Home & Garden Pest Control

Fire Ants

Fire ants dwell in many of the hotter parts of the world and in the majority of countries and in most languages, from Thai to French and English, the word 'fire' is part of its name.
This is because the feeling of pain after having been stung, not bitten, by one of these ants is similar to the pain received from a burn.
Most ants that produce pain in humans bite first and then spray acid into the cut, but fire ants bite in order to get a grip and then sting with the body.
The substance that they inject is an alkaloid venom which is painful to humans.
It is also an insecticide and some observers think that the nurse-worker fire ants spray this venom over the eggs to ward off infection.
Fire ants are easily distinguished by their red to copper-brown heads and dark to black bodies.
They are between two and six millimetres in length and their mandibles or jaws look like jagged garden secateurs.
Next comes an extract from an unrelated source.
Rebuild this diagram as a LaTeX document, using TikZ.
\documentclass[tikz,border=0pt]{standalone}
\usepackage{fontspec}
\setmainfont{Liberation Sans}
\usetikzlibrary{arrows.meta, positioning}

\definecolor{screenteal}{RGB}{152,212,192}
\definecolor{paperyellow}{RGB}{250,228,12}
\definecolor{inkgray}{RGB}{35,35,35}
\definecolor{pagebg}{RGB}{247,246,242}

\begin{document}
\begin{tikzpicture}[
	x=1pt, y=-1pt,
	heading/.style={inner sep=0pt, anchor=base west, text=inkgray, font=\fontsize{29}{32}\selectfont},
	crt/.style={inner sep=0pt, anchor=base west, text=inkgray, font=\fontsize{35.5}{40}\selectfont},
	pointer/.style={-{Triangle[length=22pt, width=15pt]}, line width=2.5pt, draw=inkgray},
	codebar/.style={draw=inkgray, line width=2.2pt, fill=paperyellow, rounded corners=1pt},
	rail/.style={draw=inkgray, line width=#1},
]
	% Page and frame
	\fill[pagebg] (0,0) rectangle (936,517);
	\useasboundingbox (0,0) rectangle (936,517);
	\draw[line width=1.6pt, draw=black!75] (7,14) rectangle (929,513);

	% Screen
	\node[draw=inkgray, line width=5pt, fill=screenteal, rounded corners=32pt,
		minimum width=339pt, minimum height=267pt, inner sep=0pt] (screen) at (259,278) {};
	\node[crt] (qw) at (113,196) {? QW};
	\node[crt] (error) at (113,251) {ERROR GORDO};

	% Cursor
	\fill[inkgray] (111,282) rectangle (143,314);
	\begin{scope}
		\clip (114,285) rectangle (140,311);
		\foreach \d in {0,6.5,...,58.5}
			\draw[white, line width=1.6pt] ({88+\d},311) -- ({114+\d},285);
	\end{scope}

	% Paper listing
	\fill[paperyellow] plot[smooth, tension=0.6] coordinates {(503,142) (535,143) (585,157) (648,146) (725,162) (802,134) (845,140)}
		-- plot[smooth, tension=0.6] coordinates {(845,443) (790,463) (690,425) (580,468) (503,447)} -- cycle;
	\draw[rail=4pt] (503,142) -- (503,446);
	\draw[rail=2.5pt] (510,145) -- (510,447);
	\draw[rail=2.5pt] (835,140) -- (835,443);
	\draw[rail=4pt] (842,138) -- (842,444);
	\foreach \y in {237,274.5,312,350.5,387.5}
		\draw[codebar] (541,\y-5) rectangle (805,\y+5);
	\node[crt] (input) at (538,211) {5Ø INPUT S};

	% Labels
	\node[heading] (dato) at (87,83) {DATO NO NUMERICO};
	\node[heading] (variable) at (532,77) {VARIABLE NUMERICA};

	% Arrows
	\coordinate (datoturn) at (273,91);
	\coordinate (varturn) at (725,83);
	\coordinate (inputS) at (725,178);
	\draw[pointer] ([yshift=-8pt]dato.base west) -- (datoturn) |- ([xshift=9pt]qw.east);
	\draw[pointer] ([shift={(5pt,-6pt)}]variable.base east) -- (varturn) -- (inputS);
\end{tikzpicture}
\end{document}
Fire ants make nests in the ground and often build up big heaps of soil, although sometimes this is disguised by a fallen tree of a heap of vegetation.
The nests can be five feet deep and the mounds over a foot above ground.
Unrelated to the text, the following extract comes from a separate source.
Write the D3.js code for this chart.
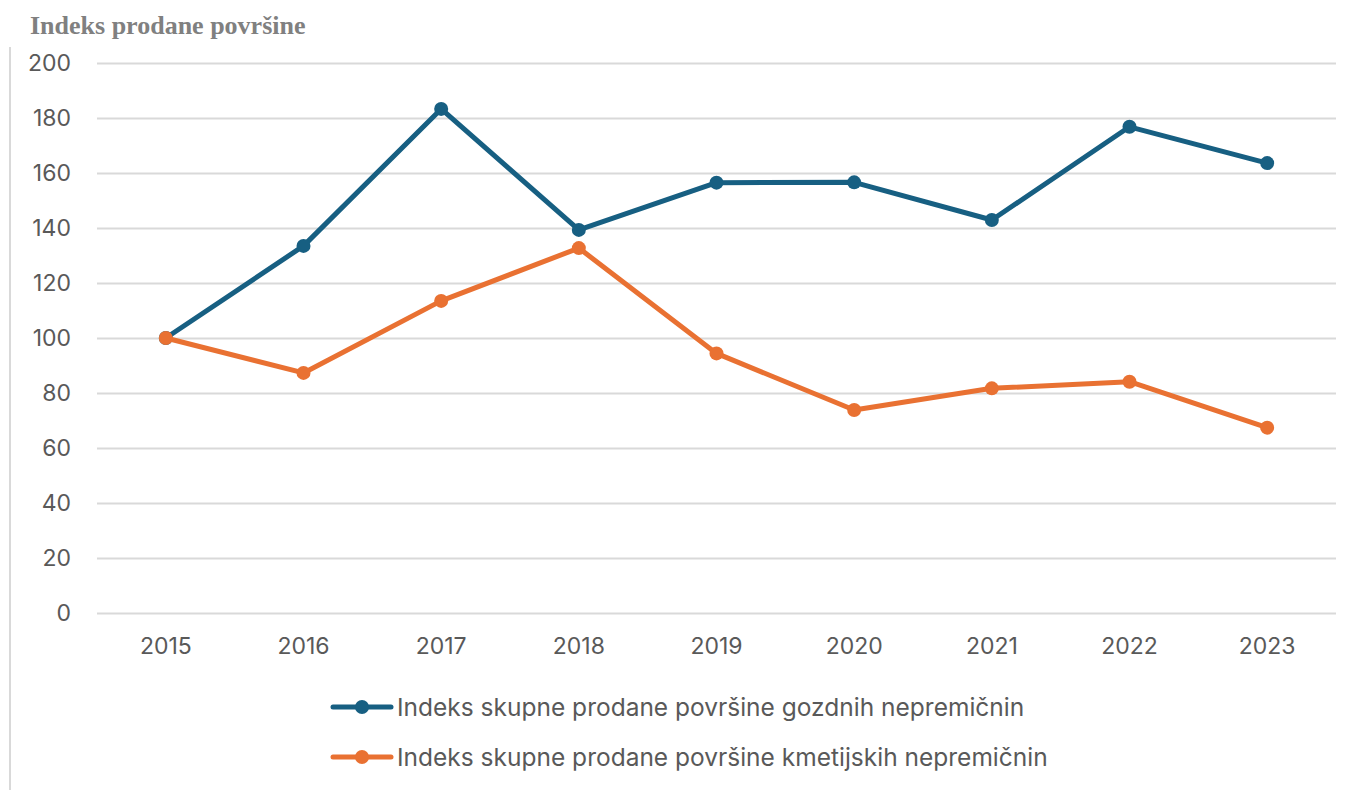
<!DOCTYPE html>
<html>
<head>
<meta charset="utf-8">
<script src="https://cdn.jsdelivr.net/npm/d3@7"></script>
<style>
  body { margin: 0; background: #fff; }
  #wrapper { width: 1359px; height: 790px; }
</style>
</head>
<body>
<div id="wrapper"></div>
<script>
// Data
const years = ["2015", "2016", "2017", "2018", "2019", "2020", "2021", "2022", "2023"];
const gozdne = [100, 133.5, 183.3, 139.3, 156.5, 156.6, 142.9, 176.8, 163.6];
const kmetijske = [100, 87.3, 113.5, 132.7, 94.4, 73.8, 81.7, 84.1, 67.4];
const yTicks = [0, 20, 40, 60, 80, 100, 120, 140, 160, 180, 200];
const seriesNames = [
    "Indeks skupne prodane površine gozdnih nepremičnin",
    "Indeks skupne prodane površine kmetijskih nepremičnin"
];
const title = "Indeks prodane površine";

function buildPlot() {
    const colors = ["#175f82", "#e97132"];
    const font = "Inter, 'Open Sans', sans-serif";

    let dimension = {
        width: 1359,
        height: 790,
        margin: { top: 63, right: 23, bottom: 177, left: 97 },
    };
    dimension.boundedWidth = dimension.width - dimension.margin.left - dimension.margin.right;
    dimension.boundedHeight = dimension.height - dimension.margin.top - dimension.margin.bottom;

    const wrapper = d3.select("#wrapper")
        .append("svg")
        .attr("width", dimension.width)
        .attr("height", dimension.height);

    // left frame edge
    wrapper.append("line")
        .attr("x1", 10).attr("x2", 10)
        .attr("y1", 47).attr("y2", dimension.height)
        .attr("stroke", "#d9d9d9")
        .attr("stroke-width", 2);

    wrapper.append("text")
        .attr("x", 30)
        .attr("y", 34)
        .attr("font-family", "'Liberation Serif', 'Times New Roman', serif")
        .attr("font-weight", "bold")
        .attr("font-size", 26)
        .attr("fill", "#808080")
        .text(title);

    const bounds = wrapper.append("g")
        .attr("transform", `translate(${dimension.margin.left},${dimension.margin.top})`);

    const xScaler = d3.scaleBand()
        .domain(years)
        .range([0, dimension.boundedWidth]);

    const yScaler = d3.scaleLinear()
        .domain([0, 200])
        .range([dimension.boundedHeight, 0]);

    // gridlines + y labels
    const yAxis = bounds.append("g")
        .call(d3.axisLeft(yScaler)
            .tickValues(yTicks)
            .tickSize(-dimension.boundedWidth)
            .tickPadding(26));
    yAxis.select(".domain").remove();
    yAxis.selectAll(".tick line")
        .attr("stroke", "#d9d9d9")
        .attr("stroke-width", 2);
    yAxis.selectAll(".tick text")
        .attr("font-family", font)
        .attr("font-size", 23)
        .attr("fill", "#595959");

    // x labels
    const xAxis = bounds.append("g")
        .attr("transform", `translate(0,${dimension.boundedHeight})`)
        .call(d3.axisBottom(xScaler).tickSize(0).tickPadding(25));
    xAxis.select(".domain").remove();
    xAxis.selectAll(".tick text")
        .attr("font-family", font)
        .attr("font-size", 23)
        .attr("fill", "#595959");

    const xPos = d => xScaler(d) + xScaler.bandwidth() / 2;

    [gozdne, kmetijske].forEach((values, i) => {
        const pts = years.map((y, j) => ({ year: y, value: values[j] }));
        const lineGenerator = d3.line()
            .x(d => xPos(d.year))
            .y(d => yScaler(d.value));

        bounds.append("path")
            .attr("fill", "none")
            .attr("stroke", colors[i])
            .attr("stroke-width", 5)
            .attr("stroke-linejoin", "round")
            .attr("stroke-linecap", "round")
            .attr("d", lineGenerator(pts));

        bounds.selectAll(null)
            .data(pts)
            .join("circle")
            .attr("cx", d => xPos(d.year))
            .attr("cy", d => yScaler(d.value))
            .attr("r", 7)
            .attr("fill", colors[i]);
    });

    // legend
    const legend = wrapper.append("g");
    seriesNames.forEach((name, i) => {
        const ly = 707 + i * 50;
        legend.append("line")
            .attr("x1", 333).attr("x2", 391)
            .attr("y1", ly).attr("y2", ly)
            .attr("stroke", colors[i])
            .attr("stroke-width", 5)
            .attr("stroke-linecap", "round");
        legend.append("circle")
            .attr("cx", 362).attr("cy", ly)
            .attr("r", 7)
            .attr("fill", colors[i]);
        legend.append("text")
            .attr("x", 397)
            .attr("y", ly)
            .attr("dy", "0.35em")
            .attr("font-family", font)
            .attr("font-size", 24.5)
            .attr("fill", "#595959")
            .text(name);
    });
}

buildPlot();
</script>
</body>
</html>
They prefer moist to damp ground, so the nests can frequently be found on the banks of a river, on the edge of a pond or on a well-watered lawn.
The nests are established by one or more queens and can very rapidly mature to thousands of ants.
If you have fire ants in your house or garden, you will almost certainly want to get rid of them.
This is not so hard, but if you do not destroy every nest, then one of two surviving queens can produce a new nest of thousands of ants in about a month.
There are loads of poisons to eradicate ants on the market, and if you want to use an almost guaranteed chemical ant killer, pick one of those.
Otherwise you may want to try one of the following household remedies.
Nematodes are tiny insects that live in moist ground.
They eat other insects including ants.
You can purchase nematodes in a garden centre or online.
Combine them with rain, not tap water, because chlorine will kill them, then pour this water into the colony.
The nematodes will have wiped out the ants within about two weeks.
This is a wholly green method of killing fire ants.
Some people swear by club soda.
Pour a bottle of club soda into the nest, the gas that the soda produces is alleged to kill the queen and the reproductive ants.
Soapy water is also said to kill ants.
Use the same bowl of soapy washing up water and tip it over the colony, the soap is believed to kill them on the spot.
Boric acid is repellent to ants.
so you can spread it around the foundation of your house and around the anthill.